Taking part in the Mosul campaign, and insulting Iraq’s PM, inserts Turkey into the Sunni-Shia rivalry in the Middle East. Turkey will be positioned not only to shape the future of Kurdish areas in what was once Iraq, but also that of Anbar province. Sunni Iraqis, only sixteen percent of population, were once masters of the country. After years of insurgency and in the absence of reconciliation, the Sunnis are eager to break free from Baghdad’s rule. They see the Kurds close to independence and want the same for themselves. Turkey has the opportunity for another protectorate, of sorts.

Similarly, Turkey can influence the trajectory of Sunni regions in the former Syria. It will find like-minded figures in Saudi Arabia and other Sunni monarchies eager to strengthen their influence and weaken that of the Shia powers. The struggle is underway to create and control Sunni statelets in the vast area that Damascus and Baghdad have lost control of.

Copyright 2016 Brian M Downing

Brian M Downing is a national security analyst who has written for outlets across the political spectrum. He studied at Georgetown University and the University of Chicago, and did post-graduate work at Harvard’s Center for International Affairs.

One Reply to “Turkey reaches for greater power”

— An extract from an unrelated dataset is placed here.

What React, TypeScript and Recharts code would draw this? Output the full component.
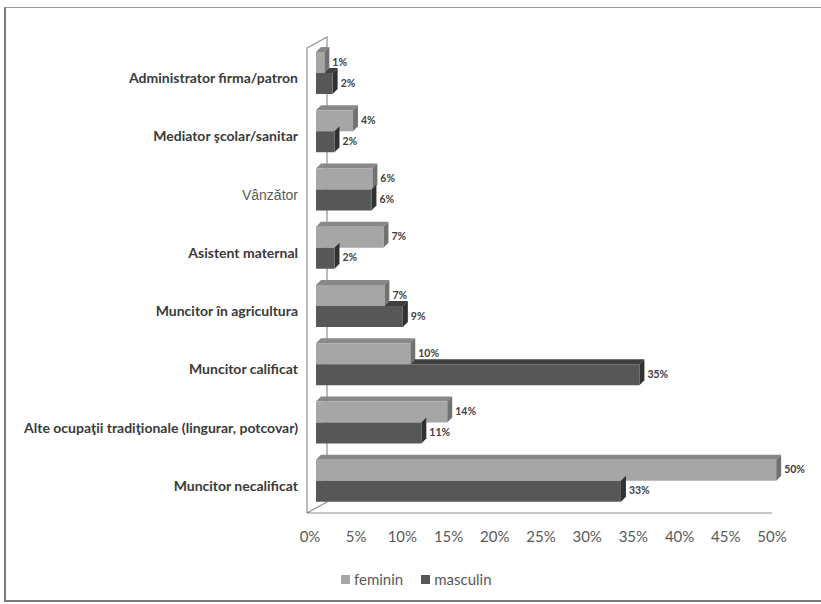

  1. Nice analysis. Erdogan is the cat with 9 lives. I think the coup was number 8. If you look at the numbers, Turkey is in trouble. Of the 77 million people, around 22 million are Kurds. There are another 14 million or so Alevis. The AKP party is vast and represents most of the Turkish or aligned ethnic groups.

    How does Erdogan implement his grandiose schemes of destabilizing the Caucasus and the Muslim regions of China with a little less than 50% of the population predisposed to loathe him?

    How long will the large, hostile to Erdogan minority stay subjugated as Erdogan tries to turn Turkey into a Morsi Muslim Brotherhood Egypt?

    Foreign investment is apparently over in Turkey. That’s expected when the government just takes over businesses that it doesn’t like.

    When will the 9th life begin and end?